In Connecticut, the Governor asked agencies to submit budgets with a 10% reduction, including funding for schools.  If these cuts are implemented, there will be massive layoffs and program eliminations.  Several ideas are being floated to save money, including shortening the school year and suspending testing.  If there are no additional funds, at least two magnet schools will close, districts will not offer music and art at the elementary level, course offerings will be eliminated, and 500 to 1000 teachers could be laid off statewide.  Four million dollars in Reading Recovery money has been eliminated in distressed cities.  Elimination of all day kindergarten at the local level is possible as well. 


Georgia
expects $765 million in cuts to public education between this fiscal year and next year, with over $380 million in additional austerity cuts to the state Quality Basic Education Formula.  Over seven years, there will have been more than $2 billion in cuts.  These cuts have meant reductions in school nurses, elimination of Regional Education Service Authorities (which provide most of the professional development activities and school reform trainings), and no supplements for National Board Certified Teachers.  Recently, the state board of education increased the class size allowance by two students for grades K-8.  Because of the austerity cuts, over 100 of Georgia's 180 school systems have had to max out the property tax millage rate and many systems are close to or have maxed out their reserve funds.  The only other alternative is to cut jobs.

The Illinois budget deficit is $3 to $4 billion and growing.  Draconian reductions to 2009 - 10 funding are a very real threat and will result in RIFs for next year without intervention.

In Missouri, the Appropriations Committees have asked the Department of Education to prepare budget proposals with possible 15% ($51,364,176), 20% ($68,485,568), and 25% ($85,606,960) core cuts for FY 2010.  As school districts develop budgets for the 2009-2010 school year, there are rumors of layoffs.  The Columbia School District is talking about laying off 60 teachers to meet the budget.

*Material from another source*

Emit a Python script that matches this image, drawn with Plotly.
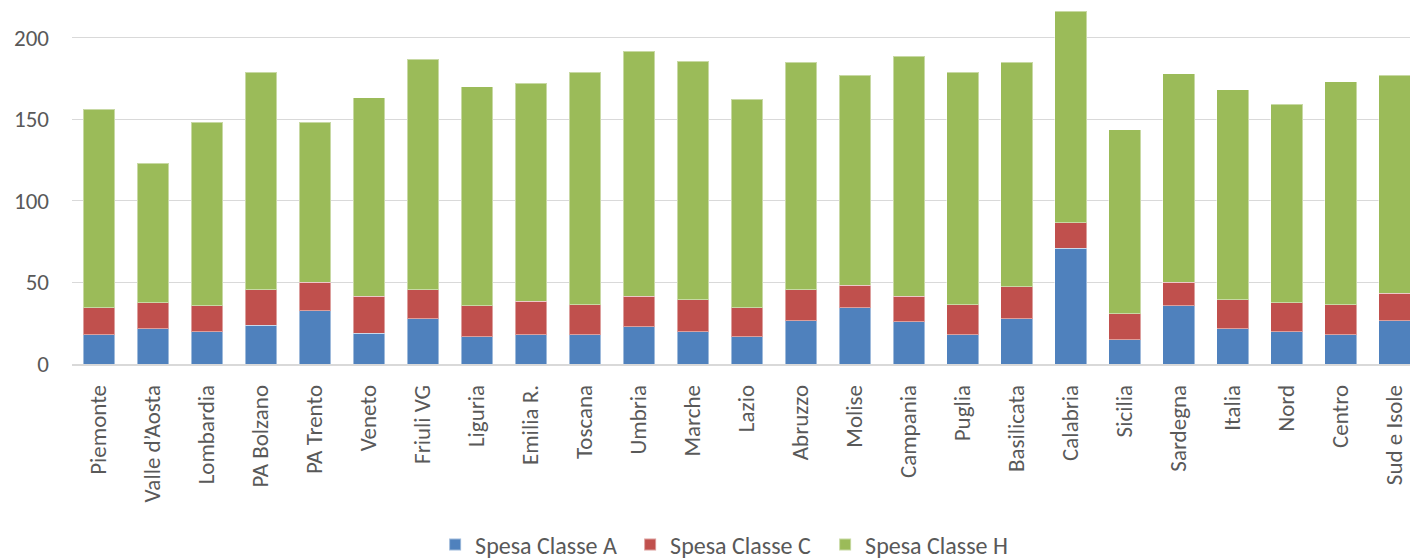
import plotly.graph_objects as go

categories = ["Piemonte", "Valle d\u2019Aosta", "Lombardia", "PA Bolzano", "PA Trento", "Veneto",
              "Friuli VG", "Liguria", "Emilia R.", "Toscana", "Umbria", "Marche", "Lazio",
              "Abruzzo", "Molise", "Campania", "Puglia", "Basilicata", "Calabria", "Sicilia",
              "Sardegna", "Italia", "Nord", "Centro", "Sud e Isole"]

spesa_a = [17.8, 21.7, 19.8, 23.7, 32.5, 18.8, 27.6, 16.8, 17.8, 17.8, 22.7, 19.8, 16.8,
           26.6, 34.6, 25.8, 17.8, 27.6, 70.8, 14.9, 35.8, 21.7, 19.8, 17.8, 26.6]
spesa_c = [16.6, 15.7, 15.8, 21.7, 17.6, 22.7, 17.8, 18.8, 20.6, 18.6, 18.8, 19.5, 17.6,
           18.8, 13.7, 15.7, 18.6, 19.6, 15.7, 15.8, 14.3, 17.6, 17.6, 18.6, 16.8]
spesa_h = [121.8, 85.5, 112.7, 133.5, 98.2, 121.7, 141.3, 134.3, 133.6, 142.5, 150.1, 146.4, 127.8,
           139.5, 128.6, 147.0, 142.5, 137.7, 129.7, 112.9, 127.8, 128.8, 121.9, 136.6, 133.5]

series = [("Spesa Classe A", spesa_a, "#4F81BD"),
          ("Spesa Classe C", spesa_c, "#C0504D"),
          ("Spesa Classe H", spesa_h, "#9BBB59")]

FONT = "Carlito, Lato, 'Open Sans', sans-serif"
FS = 23

fig = go.Figure()
for name, vals, color in series:
    fig.add_trace(go.Bar(
        x=list(range(len(categories))), y=vals, name=name,
        marker=dict(color=color, line=dict(color="rgba(255,255,255,0.45)", width=1)),
    ))

fig.update_layout(
    barmode="stack",
    bargap=0.41,
    width=1410, height=559,
    margin=dict(l=72, r=0, t=0, b=195, autoexpand=False),
    paper_bgcolor="white", plot_bgcolor="white",
    font=dict(family=FONT, size=FS, color="#595959"),
    showlegend=True,
    legend=dict(orientation="h", x=0.49, y=-0.497, xanchor="center", yanchor="middle",
                font=dict(size=24, color="#595959"), traceorder="normal",
                itemwidth=30, itemsizing="constant",
                entrywidth=150, entrywidthmode="pixels"),
    xaxis=dict(
        tickmode="array", tickvals=list(range(len(categories))), ticktext=categories,
        tickangle=-90, range=[-0.5, 24.28], showgrid=False,
        showline=True, linecolor="#d9d9d9", linewidth=1.5,
        ticks="", ticklabelstandoff=10, tickfont=dict(size=FS, color="#595959"),
        automargin=False,
    ),
    yaxis=dict(
        range=[0, 223.1], tickvals=[0, 50, 100, 150, 200],
        showgrid=True, gridcolor="#d9d9d9", gridwidth=1.3,
        zeroline=False, showline=False, ticks="",
        ticklabelstandoff=22, tickfont=dict(size=FS, color="#595959"),
        automargin=False,
    ),
)

fig.write_html("out.html", config={"displayModeBar": False},
               post_script="document.body.style.margin='0';document.body.style.overflow='hidden';")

New Hampshire is beginning to receive information about RIFs.  In addition, other employers in the state are asking employees to work fewer hours or asking for give-backs.  Schools are cutting back on energy -- asking staff to use technology less and turn down the heat in buildings.  Bad weather has shut down the schools for multiple days and support staff have ended up owing their districts money on pay day because they haven’t worked enough days during a pay period to cover the cost of their insurance. 

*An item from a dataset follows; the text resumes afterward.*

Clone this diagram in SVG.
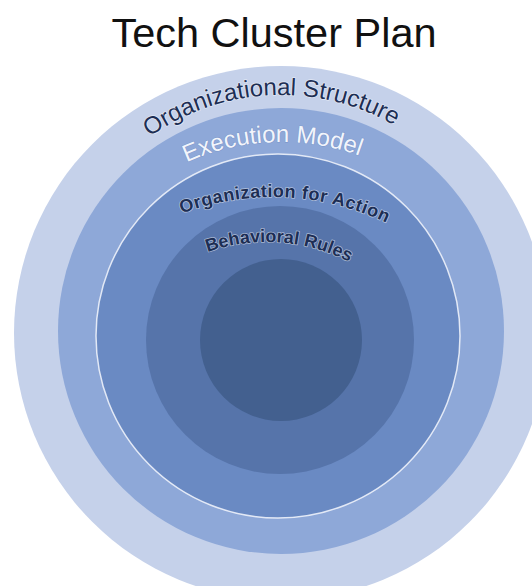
<svg xmlns="http://www.w3.org/2000/svg" width="532" height="586" viewBox="0 0 532 586">
  <style>
    .title { font-family: "Liberation Sans", Arial, sans-serif; font-size: 41.5px; fill: #111111; }
    .lbl { font-family: "Liberation Sans", Arial, sans-serif; paint-order: stroke; stroke-linejoin: round; }
    .dark { fill: #1d2e54; stroke: #ffffff; stroke-opacity: 0.5; stroke-width: 1.5px; }
    .light { fill: #f2f5fb; stroke: #5f7bb3; stroke-opacity: 0.35; stroke-width: 1.2px; }
    .big { font-size: 24px; }
    .small { font-size: 18px; font-weight: bold; }
  </style>
  <defs>
    <!-- baseline arcs for the ring labels -->
    <path id="arc-structure" d="M 54 322 A 227 227 0 0 1 508 322"/>
    <path id="arc-execution" d="M 52 371 A 229 229 0 0 1 510 371"/>
    <path id="arc-action" d="M 12 458 A 261 261 0 0 1 534 458"/>
    <path id="arc-rules" d="M 88 421 A 179 179 0 0 1 446 421"/>
  </defs>

  <rect width="532" height="586" fill="#ffffff"/>

  <text class="title" x="274" y="47" text-anchor="middle">Tech Cluster Plan</text>

  <g id="ring-structure">
    <circle cx="281" cy="333" r="267" fill="#c5d1ea"/>
  </g>
  <g id="ring-execution">
    <circle cx="281" cy="331" r="223" fill="#8ea8d8"/>
  </g>
  <g id="ring-action">
    <circle cx="278" cy="336" r="182" fill="#6a8ac3" stroke="#f4f7fd" stroke-opacity="0.85" stroke-width="1.5"/>
  </g>
  <g id="ring-rules">
    <circle cx="280" cy="340" r="134" fill="#5674aa"/>
  </g>
  <g id="core">
    <circle cx="281" cy="340" r="81" fill="#43608f"/>
  </g>

  <g id="labels">
    <text class="lbl dark big"><textPath href="#arc-structure" startOffset="48.5%" text-anchor="middle">Organizational Structure</textPath></text>
    <text class="lbl light big"><textPath href="#arc-execution" startOffset="48.8%" text-anchor="middle">Execution Model</textPath></text>
    <text class="lbl dark small" letter-spacing="0.5"><textPath href="#arc-action" startOffset="51.5%" text-anchor="middle">Organization for Action</textPath></text>
    <text class="lbl dark small"><textPath href="#arc-rules" startOffset="52.2%" text-anchor="middle">Behavioral Rules</textPath></text>
  </g>
</svg>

In New Mexico, next year’s proposed cuts are devastating, reducing the school year by one day (thus, teacher salaries by .5%) and increasing class sizes.  Schools may have to defer maintenance and use maintenance money to pay insurance costs.

Rhode Island’s supplemental budget submitted by the Governor proposes 7% mid-year cuts of state aid to education.  An additional 6.5% to municipal governments also will be cut.  The budget does away with all school bus monitors now required to protect young children and no longer requires Certified Nurse Teachers.  There are also numerous cuts to social programs.

Tennessee is projecting an $800 million to $1 billion budget shortfall this year.  The Governor has indicated there may be as many as 2,000 state employees laid off.  The University of Tennessee is projecting as many as 700 layoffs in its system statewide if the budget projections hold true.  If the state cuts funding to school systems, the 10,400 teaching positions hired by school districts beyond those required by the Basic Education Program will be the first cut.